Auch die neue Folge ist randvoll gepackt mit starken Sprüchen. Gleichzeitig wird der Trickser-Plot (Buch: Arne Nolting und Jan Martin Scharf) souverän auf gleich mehreren Ebenen in Rückblenden ausgebreitet; der Zuschauer muss sich mit Informationen zu drei offenen Fragen durch den Fall schlagen, die aus der Sicht von unterschiedlichen Figuren mit unterschiedlichem Interesse behandelt werden: die Identität des Geflüchteten, der Maulwurf bei der Polizei und das Gegeneinander-Agieren der beiden Ermittler – all diese Aspekte hält der Krimi bis zum Schluss in der Schwebe.
Yildirim findet stimmige Bilder für die Brüchigkeit der Erzählung: Er zeigt die Charaktere durchs Display der Verhörkamera, durch Gitter von Industrieanlagen, durch flackernde Überwachungsapparaturen.

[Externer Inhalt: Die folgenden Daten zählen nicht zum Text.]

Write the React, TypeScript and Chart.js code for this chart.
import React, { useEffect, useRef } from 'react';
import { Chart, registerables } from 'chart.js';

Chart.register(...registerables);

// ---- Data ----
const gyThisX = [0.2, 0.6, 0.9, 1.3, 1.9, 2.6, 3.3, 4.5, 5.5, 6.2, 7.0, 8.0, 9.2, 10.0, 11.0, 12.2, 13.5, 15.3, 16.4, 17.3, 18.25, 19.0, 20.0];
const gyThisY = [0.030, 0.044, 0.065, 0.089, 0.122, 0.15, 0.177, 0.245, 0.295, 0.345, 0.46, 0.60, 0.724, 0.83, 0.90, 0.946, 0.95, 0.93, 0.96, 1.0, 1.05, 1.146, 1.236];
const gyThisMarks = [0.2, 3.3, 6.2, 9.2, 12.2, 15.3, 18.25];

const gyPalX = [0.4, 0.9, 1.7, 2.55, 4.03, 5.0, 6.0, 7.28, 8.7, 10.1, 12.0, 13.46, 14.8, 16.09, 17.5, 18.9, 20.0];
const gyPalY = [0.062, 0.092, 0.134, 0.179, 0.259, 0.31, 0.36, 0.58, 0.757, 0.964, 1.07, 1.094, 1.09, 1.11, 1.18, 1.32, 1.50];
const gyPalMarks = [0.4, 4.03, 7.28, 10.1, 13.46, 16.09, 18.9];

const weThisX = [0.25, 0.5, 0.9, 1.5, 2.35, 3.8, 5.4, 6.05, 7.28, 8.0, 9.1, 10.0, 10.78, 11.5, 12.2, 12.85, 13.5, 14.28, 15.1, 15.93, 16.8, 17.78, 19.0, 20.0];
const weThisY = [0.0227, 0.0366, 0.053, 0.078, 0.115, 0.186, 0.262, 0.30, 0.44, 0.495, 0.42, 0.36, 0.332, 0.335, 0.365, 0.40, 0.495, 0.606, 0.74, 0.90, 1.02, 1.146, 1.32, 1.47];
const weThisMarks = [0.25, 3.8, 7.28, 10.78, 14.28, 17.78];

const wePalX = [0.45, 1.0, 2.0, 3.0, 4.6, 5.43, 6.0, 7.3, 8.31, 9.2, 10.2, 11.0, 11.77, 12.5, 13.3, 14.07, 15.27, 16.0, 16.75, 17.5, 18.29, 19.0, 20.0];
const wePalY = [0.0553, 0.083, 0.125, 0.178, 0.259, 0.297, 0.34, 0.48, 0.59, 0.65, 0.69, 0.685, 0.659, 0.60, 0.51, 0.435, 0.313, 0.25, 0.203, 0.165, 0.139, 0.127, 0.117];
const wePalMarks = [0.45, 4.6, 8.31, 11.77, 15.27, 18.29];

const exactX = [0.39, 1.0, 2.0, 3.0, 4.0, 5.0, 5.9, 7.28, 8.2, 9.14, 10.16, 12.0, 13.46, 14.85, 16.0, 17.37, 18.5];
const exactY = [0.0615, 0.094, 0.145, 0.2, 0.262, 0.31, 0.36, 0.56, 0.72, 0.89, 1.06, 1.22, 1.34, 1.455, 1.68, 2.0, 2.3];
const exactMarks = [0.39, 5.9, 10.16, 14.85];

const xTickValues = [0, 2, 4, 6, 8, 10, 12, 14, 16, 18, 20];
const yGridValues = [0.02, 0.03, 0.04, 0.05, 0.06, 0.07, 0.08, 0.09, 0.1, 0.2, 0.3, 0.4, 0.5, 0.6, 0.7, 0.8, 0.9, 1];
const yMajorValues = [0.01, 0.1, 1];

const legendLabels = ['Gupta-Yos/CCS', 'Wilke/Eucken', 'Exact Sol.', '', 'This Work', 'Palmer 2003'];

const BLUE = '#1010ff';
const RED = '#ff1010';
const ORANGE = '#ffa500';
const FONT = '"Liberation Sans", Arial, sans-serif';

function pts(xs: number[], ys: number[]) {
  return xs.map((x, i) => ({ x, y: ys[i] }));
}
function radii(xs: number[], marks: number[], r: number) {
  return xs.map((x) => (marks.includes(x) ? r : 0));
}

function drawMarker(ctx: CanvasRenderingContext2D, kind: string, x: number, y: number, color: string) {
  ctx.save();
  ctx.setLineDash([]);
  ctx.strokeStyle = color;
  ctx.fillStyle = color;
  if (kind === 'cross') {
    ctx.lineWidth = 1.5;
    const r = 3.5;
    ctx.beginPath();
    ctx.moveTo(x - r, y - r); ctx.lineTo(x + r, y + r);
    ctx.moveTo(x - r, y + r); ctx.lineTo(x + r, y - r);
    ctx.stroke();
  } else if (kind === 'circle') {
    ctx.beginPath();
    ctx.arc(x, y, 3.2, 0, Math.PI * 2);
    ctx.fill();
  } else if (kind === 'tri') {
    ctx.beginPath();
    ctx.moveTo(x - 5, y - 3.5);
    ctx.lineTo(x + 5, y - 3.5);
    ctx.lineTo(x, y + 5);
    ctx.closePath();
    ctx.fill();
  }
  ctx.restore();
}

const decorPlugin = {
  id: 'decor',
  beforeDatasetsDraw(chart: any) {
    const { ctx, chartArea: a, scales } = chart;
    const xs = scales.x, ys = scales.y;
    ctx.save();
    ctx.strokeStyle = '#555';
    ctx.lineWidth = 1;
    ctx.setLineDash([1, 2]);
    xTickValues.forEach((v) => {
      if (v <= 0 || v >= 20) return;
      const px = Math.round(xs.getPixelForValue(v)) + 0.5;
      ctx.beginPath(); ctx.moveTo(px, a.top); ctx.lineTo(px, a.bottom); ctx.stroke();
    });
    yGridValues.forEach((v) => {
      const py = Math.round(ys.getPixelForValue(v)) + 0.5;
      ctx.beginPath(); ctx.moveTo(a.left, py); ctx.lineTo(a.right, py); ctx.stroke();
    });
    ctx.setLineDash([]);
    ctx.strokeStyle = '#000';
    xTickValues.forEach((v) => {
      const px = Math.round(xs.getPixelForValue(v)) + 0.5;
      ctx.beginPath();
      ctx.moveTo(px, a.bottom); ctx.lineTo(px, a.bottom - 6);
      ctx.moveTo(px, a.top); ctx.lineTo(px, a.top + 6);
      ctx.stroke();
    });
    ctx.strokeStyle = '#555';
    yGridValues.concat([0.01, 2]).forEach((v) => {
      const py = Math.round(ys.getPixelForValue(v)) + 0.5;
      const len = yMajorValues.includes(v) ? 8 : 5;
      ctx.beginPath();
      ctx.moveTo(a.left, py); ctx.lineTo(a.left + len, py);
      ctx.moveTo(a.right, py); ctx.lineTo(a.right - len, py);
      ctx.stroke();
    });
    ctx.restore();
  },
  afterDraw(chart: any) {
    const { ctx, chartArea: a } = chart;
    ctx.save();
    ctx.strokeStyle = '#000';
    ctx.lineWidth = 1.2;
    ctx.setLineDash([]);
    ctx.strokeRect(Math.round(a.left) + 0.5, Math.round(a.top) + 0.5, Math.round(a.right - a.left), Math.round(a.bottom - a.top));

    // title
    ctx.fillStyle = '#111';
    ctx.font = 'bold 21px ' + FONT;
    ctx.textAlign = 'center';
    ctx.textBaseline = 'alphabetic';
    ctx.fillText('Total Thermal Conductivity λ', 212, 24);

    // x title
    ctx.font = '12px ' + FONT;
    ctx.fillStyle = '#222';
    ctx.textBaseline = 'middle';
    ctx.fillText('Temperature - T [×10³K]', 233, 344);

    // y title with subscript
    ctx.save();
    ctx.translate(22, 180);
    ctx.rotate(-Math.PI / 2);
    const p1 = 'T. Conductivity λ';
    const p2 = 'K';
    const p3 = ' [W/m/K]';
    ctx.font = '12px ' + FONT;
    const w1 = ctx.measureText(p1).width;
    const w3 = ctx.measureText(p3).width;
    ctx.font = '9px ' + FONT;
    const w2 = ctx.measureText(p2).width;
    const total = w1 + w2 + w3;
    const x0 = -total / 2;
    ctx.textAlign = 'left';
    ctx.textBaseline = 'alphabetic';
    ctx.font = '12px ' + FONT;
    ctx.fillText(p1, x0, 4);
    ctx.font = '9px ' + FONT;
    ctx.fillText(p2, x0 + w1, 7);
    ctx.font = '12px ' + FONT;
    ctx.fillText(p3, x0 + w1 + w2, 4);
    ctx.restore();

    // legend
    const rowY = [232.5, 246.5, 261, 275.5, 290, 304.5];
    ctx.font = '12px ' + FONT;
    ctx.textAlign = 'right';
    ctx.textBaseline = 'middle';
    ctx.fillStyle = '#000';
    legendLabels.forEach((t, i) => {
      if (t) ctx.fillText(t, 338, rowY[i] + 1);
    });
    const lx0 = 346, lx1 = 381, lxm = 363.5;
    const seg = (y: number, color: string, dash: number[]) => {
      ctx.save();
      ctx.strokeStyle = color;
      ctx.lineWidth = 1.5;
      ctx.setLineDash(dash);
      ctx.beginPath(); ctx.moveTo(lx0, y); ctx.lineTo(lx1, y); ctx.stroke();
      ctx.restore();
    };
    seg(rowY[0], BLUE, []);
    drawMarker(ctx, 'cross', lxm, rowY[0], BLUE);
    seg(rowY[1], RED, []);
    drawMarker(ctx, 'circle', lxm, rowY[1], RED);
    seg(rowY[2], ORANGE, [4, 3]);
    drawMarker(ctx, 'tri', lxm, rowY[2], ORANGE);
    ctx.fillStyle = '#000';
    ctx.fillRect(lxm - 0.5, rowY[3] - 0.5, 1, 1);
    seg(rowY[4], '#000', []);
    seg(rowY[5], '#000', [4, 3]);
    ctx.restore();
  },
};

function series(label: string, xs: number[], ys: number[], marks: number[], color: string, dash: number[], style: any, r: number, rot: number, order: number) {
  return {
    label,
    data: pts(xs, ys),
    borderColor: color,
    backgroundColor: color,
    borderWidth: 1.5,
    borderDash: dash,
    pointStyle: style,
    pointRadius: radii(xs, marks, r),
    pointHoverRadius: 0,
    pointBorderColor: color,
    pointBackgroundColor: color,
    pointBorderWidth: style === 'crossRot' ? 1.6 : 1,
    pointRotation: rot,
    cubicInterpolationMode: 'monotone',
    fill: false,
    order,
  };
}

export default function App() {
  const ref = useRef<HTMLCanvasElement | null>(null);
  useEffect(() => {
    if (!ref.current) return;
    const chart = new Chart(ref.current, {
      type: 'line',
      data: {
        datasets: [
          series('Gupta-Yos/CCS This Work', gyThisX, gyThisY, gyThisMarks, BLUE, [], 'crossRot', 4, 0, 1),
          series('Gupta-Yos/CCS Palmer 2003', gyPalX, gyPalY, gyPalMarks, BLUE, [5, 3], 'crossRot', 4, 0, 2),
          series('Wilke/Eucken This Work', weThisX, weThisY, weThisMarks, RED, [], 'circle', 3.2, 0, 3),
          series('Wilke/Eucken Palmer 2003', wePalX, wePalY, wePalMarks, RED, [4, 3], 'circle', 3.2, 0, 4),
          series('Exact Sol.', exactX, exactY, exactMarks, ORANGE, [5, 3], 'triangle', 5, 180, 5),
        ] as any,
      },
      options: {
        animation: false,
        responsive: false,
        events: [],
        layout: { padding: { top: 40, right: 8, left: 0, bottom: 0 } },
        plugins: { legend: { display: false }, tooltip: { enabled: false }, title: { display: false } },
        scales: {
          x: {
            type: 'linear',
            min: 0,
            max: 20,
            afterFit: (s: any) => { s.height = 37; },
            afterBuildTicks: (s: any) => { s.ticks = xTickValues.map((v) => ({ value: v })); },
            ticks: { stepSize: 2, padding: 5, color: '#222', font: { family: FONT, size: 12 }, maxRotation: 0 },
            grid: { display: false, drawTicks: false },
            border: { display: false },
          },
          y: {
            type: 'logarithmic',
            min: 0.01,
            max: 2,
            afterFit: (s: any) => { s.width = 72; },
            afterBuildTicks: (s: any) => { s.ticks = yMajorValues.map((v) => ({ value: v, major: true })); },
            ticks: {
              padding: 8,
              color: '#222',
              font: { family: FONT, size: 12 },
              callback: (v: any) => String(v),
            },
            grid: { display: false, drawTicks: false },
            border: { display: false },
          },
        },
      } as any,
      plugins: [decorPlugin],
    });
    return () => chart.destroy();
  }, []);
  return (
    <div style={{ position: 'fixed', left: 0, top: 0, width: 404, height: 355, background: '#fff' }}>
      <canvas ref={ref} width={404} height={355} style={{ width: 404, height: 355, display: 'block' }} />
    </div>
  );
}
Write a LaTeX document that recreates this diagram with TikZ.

Formen von Spiegeln und Zerrspiegeln sind hier also ständig präsent und erinnern das Publikum daran, dass es sich nicht auf die Erzählung verlassen kann. Dass es trotzdem dran bleibt, liegt auch an Möhring und Weisz. Paradox: Im forcierten Gegeneinander ihrer Figuren harmonieren sie besser denn je.